In practical terms, this means enforcement is becoming increasingly automated. Sophisticated software can now match reported income against third-party forms and digital payment data.

For freelancers and gig workers, discrepancies are more likely to be flagged quickly, often before individuals even realize there’s a problem. These upgrades are not solely targeting high earners; the focus includes underreported business and gig income across all income levels.

Even Small Side Gig Income Can Trigger Problems

A common misconception is that only large sums of money need to be reported. In reality, the IRS generally requires you to file and pay self-employment taxes if your net earnings from self-employment reach $400 or more in a year.

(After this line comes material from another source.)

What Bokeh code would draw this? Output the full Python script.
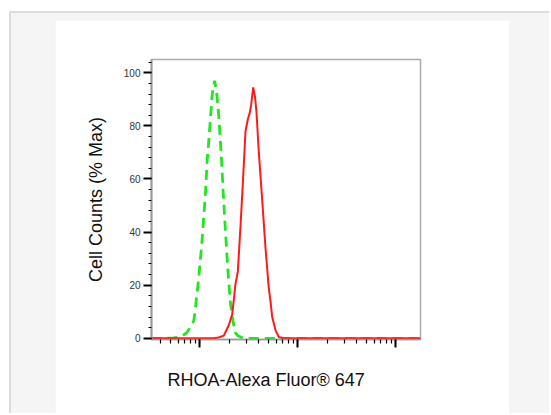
from bokeh.plotting import figure
from bokeh.models import Range1d, SingleIntervalTicker, LogTicker, Title
from bokeh.layouts import column
from bokeh.embed import file_html
from bokeh.resources import INLINE

# ---- data (fluorescence intensity, % of max) ----
control_x = [321, 447, 540, 635, 731, 804, 869, 904, 977, 1058, 1143, 1190, 1265, 1339,
             1413, 1481, 1563, 1653, 1732, 1829, 1931, 2058, 2191, 2312, 2442, 2793,
             4160, 10650, 178600]
control_y = [0, 0, 0.2, 0.5, 2, 4.2, 6.7, 11.7, 23, 37.5, 55, 67, 79.5, 92,
             97, 93.3, 83.3, 69.5, 55, 40, 26, 13, 6, 2, 1, 0,
             0, 0, 0]

rhoa_x = [321, 1380, 1552, 1758, 1977, 2142, 2261, 2312, 2442, 2600, 2771, 2926, 3090,
          3237, 3345, 3505, 3656, 3790, 4000, 4333, 4680, 5055, 5260, 5480, 5920,
          6397, 7140, 178600]
rhoa_y = [0, 0, 0.3, 1, 5, 9, 17, 20.5, 25, 42, 61, 78, 82.5,
          85, 88, 94.5, 91, 85, 70, 52, 34, 19, 14, 8, 3,
          0.5, 0, 0]

y_label = "Cell Counts (% Max)"
x_label = "RHOA-Alexa Fluor\u00ae 647"

FONT = "Liberation Sans"

p = figure(width=454, height=393, x_axis_type="log",
           x_range=Range1d(321.4, 178600), y_range=Range1d(-0.45, 105),
           output_backend="svg", toolbar_location=None,
           min_border_left=96, min_border_right=89,
           min_border_top=39, min_border_bottom=74,
           border_fill_color="white", background_fill_color="white")
p.margin = (7, 40, 0, 44)

p.grid.visible = False
p.outline_line_color = "#aaaaaa"
p.outline_line_width = 1.5

# curves
p.line(control_x, control_y, line_color="#22e622", line_width=2.8, line_dash="10 6")
p.line(rhoa_x, rhoa_y, line_color="#ff1a1a", line_width=2)

# y axis
ya = p.yaxis[0]
ya.ticker = SingleIntervalTicker(interval=20, num_minor_ticks=5)
ya.axis_line_color = "#999999"
ya.axis_line_width = 2
ya.major_tick_in = 0
ya.major_tick_out = 8
ya.minor_tick_in = 0
ya.minor_tick_out = 3
ya.major_tick_line_width = 2
ya.minor_tick_line_width = 1.2
ya.major_tick_line_color = "black"
ya.minor_tick_line_color = "black"
ya.major_label_text_font = FONT
ya.major_label_text_font_size = "10px"
ya.major_label_text_color = "#333333"
ya.major_label_standoff = 3
ya.axis_label = y_label
ya.axis_label_text_font = FONT
ya.axis_label_text_font_size = "18px"
ya.axis_label_text_font_style = "normal"
ya.axis_label_text_color = "#111111"
ya.axis_label_standoff = 15

# x axis
xa = p.xaxis[0]
xa.ticker = LogTicker(num_minor_ticks=10)
xa.axis_line_color = "#999999"
xa.axis_line_width = 1.5
xa.major_tick_in = 0
xa.major_tick_out = 8
xa.minor_tick_in = 0
xa.minor_tick_out = 4
xa.major_tick_line_width = 2
xa.minor_tick_line_width = 1.2
xa.major_tick_line_color = "black"
xa.minor_tick_line_color = "black"
xa.major_label_overrides = {100: "", 1000: "", 10000: "", 100000: "", 1000000: ""}
xa.major_label_text_font_size = "1px"
xa.major_label_standoff = 0

p.add_layout(Title(text=x_label, align="left", offset=16, standoff=40,
                   text_font=FONT, text_font_size="18px", text_font_style="normal",
                   text_color="#111111"), "below")

page = column(p, styles={"background-color": "#f5f5f5",
                         "border-left": "2px solid #dcdcdc",
                         "border-top": "2px solid #dcdcdc",
                         "margin-left": "9px",
                         "margin-top": "11px"})

open("out.html", "w").write(file_html(page, INLINE))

The definition of gig work is quite broad. Income from services like ride-sharing, short-term rentals, online marketplaces, freelance design, errand services, tutoring, or consulting typically counts as taxable income. Even selling products online for profit can qualify.

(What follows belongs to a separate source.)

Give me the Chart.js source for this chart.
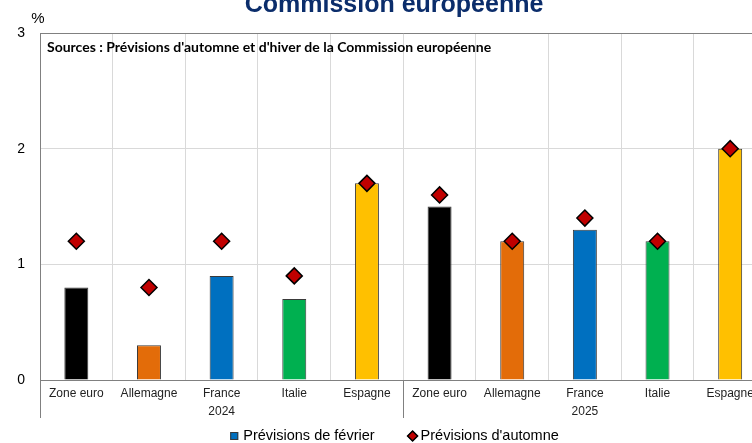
<!DOCTYPE html>
<html>
<head>
<meta charset="utf-8">
<script src="https://cdn.jsdelivr.net/npm/chart.js@4/dist/chart.umd.min.js"></script>
<style>
  html, body { margin: 0; padding: 0; background: #fff; overflow: hidden; }
  #wrap { width: 776px; height: 443px; }
</style>
</head>
<body>
<div id="wrap"><canvas id="chart" width="776" height="443"></canvas></div>
<script>
// ─── Data ──────────────────────────────────────────────
const countries = ['Zone euro', 'Allemagne', 'France', 'Italie', 'Espagne'];
const years = ['2024', '2025'];
const fevrier = [0.8, 0.3, 0.9, 0.7, 1.7, 1.5, 1.2, 1.3, 1.2, 2.0];
const automne = [1.2, 0.8, 1.2, 0.9, 1.7, 1.6, 1.2, 1.4, 1.2, 2.0];
const yTicks = [0, 1, 2, 3];

const countryColors = ['#000000', '#E36C09', '#0070C0', '#00B050', '#FFC000'];

// year label goes under the middle country of each group
const labels = [];
years.forEach(y => {
    countries.forEach((c, i) => {
        labels.push(i === 2 ? [c, y] : [c, '']);
    });
});
const barColors = labels.map((_, i) => countryColors[i % countries.length]);

const FONT = "'Liberation Sans', Arial, sans-serif";

// ─── Extra drawing: title, %, source note, year separators, legend ──
const decorations = {
    id: 'decorations',
    afterDraw(chart) {
        const { ctx, chartArea, scales } = chart;
        const x = scales.x;
        ctx.save();

        // title, mostly cut off at the top
        ctx.fillStyle = '#0B2D6B';
        ctx.font = "bold 25px " + FONT;
        ctx.textAlign = 'center';
        ctx.textBaseline = 'alphabetic';
        ctx.fillText('Commission européenne', 394, 12);

        // unit
        ctx.fillStyle = '#000';
        ctx.font = "15px " + FONT;
        ctx.textBaseline = 'middle';
        ctx.fillText('%', 38, 19);

        // source note
        ctx.font = "bold 14px Lato, 'Open Sans', sans-serif";
        ctx.textAlign = 'left';
        ctx.fillText("Sources : Prévisions d'automne et d'hiver de la Commission européenne",
            chartArea.left + 7, chartArea.top + 14);

        // year group separators
        ctx.strokeStyle = '#808080';
        ctx.lineWidth = 1;
        const n = countries.length;
        const seps = [x.left];
        for (let g = 1; g < years.length; g++) {
            seps.push((x.getPixelForValue(g * n - 1) + x.getPixelForValue(g * n)) / 2);
        }
        seps.forEach(px => {
            const p = Math.round(px) + 0.5;
            ctx.beginPath();
            ctx.moveTo(p, chartArea.bottom);
            ctx.lineTo(p, chartArea.bottom + 38);
            ctx.stroke();
        });

        // legend
        const ds = chart.data.datasets;
        ctx.font = "14.5px " + FONT;
        ctx.textBaseline = 'middle';
        const ly = 436;
        const w0 = ctx.measureText(ds[0].label).width;
        const w1 = ctx.measureText(ds[1].label).width;
        const total = 13 + w0 + 33 + 10 + w1;
        let lx = 393 - total / 2;
        ctx.fillStyle = '#0070C0';
        ctx.strokeStyle = '#3a3a3a';
        ctx.fillRect(lx, ly - 4, 8, 8);
        ctx.strokeRect(lx + 0.5, ly - 3.5, 7, 7);
        ctx.fillStyle = '#000';
        ctx.fillText(ds[0].label, lx + 13, ly);
        lx += 13 + w0 + 33;
        Chart.helpers.drawPoint(ctx, { pointStyle: 'rectRot', radius: 5, borderWidth: 1.5 }, lx + 5, ly);
        ctx.fillStyle = '#C00000';
        ctx.strokeStyle = '#000';
        ctx.lineWidth = 1.5;
        Chart.helpers.drawPoint(ctx, { pointStyle: 'rectRot', radius: 5, borderWidth: 1.5 }, lx + 5, ly);
        ctx.fillStyle = '#000';
        ctx.fillText(ds[1].label, lx + 10 + 3, ly);

        ctx.restore();
    }
};

new Chart(document.getElementById('chart'), {
    data: {
        labels: labels,
        datasets: [{
            type: 'bar',
            label: 'Prévisions de février',
            data: fevrier,
            backgroundColor: barColors,
            borderColor: '#3a3a3a',
            borderWidth: 1,
            barPercentage: 0.33,
            categoryPercentage: 1,
            order: 2
        }, {
            type: 'line',
            label: "Prévisions d'automne",
            data: automne,
            showLine: false,
            pointStyle: 'rectRot',
            pointRadius: 8,
            pointBackgroundColor: '#C00000',
            pointBorderColor: '#000',
            pointBorderWidth: 1.5,
            order: 1
        }]
    },
    options: {
        responsive: false,
        animation: false,
        layout: { padding: { top: 33, right: 2, left: 0, bottom: 0 } },
        plugins: {
            legend: { display: false },
            tooltip: { enabled: false }
        },
        scales: {
            x: {
                afterFit(scale) { scale.height = 63; },
                grid: {
                    offset: true,
                    color: '#d9d9d9',
                    drawTicks: false
                },
                border: { color: '#808080' },
                ticks: {
                    color: '#222',
                    padding: 4,
                    maxRotation: 0,
                    autoSkip: false,
                    font: { family: FONT, size: 12, lineHeight: 1.55 }
                }
            },
            y: {
                min: 0,
                max: 3,
                afterFit(scale) { scale.width = 40; },
                afterBuildTicks(scale) { scale.ticks = yTicks.map(v => ({ value: v })); },
                grid: {
                    color: ctx => ctx.tick && ctx.tick.value === 3 ? '#808080' : '#d9d9d9',
                    drawTicks: false
                },
                border: { color: '#808080' },
                ticks: {
                    color: '#000',
                    padding: 15,
                    font: { family: FONT, size: 14 }
                }
            }
        }
    },
    plugins: [decorations]
});
</script>
</body>
</html>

Banks and payment processors also generate reporting documents under certain thresholds. Peer-to-peer platforms like PayPal or Venmo may issue Form 1099-K if transactions exceed established reporting levels.

While these thresholds have changed, the fundamental rule remains: taxable income must be reported, regardless of whether you receive a specific form. Additionally, large cash transactions over $10,000 trigger specific reporting requirements under federal law, and repeated unexplained deposits can attract attention and potentially lead to an audit.

How to Avoid an IRS Audit

If you earn income outside a traditional paycheck, accurately tracking and reporting it is your responsibility. The safest approach is to maintain detailed records of all revenue, including digital payments, bank transfers, and cash. Organized documentation reduces stress and strengthens your position if questions arise.

It’s equally important to track legitimate business expenses, such as mileage, supplies, marketing costs, and home office expenses. Proper deductions can lower your taxable income and prevent overpayment. Consider setting aside a portion of each side hustle payment for estimated taxes to avoid being caught off guard at filing time.

If your side income is consistent, quarterly estimated tax payments may also be required. Consulting a tax professional can help clarify your obligations and ensure compliance with evolving rules.

The Bottom Line

Side hustles have become a normal part of American life, but unreported income is no longer easily overlooked. With expanded funding and improved technology, the IRS is better equipped to identify discrepancies between what taxpayers report and what third parties disclose.

If you earn cash on the side, keeping accurate records, reporting every dollar of taxable income, and understanding your filing requirements can protect you from penalties. A little organization today can prevent costly problems tomorrow and help you stay focused on building income the right way.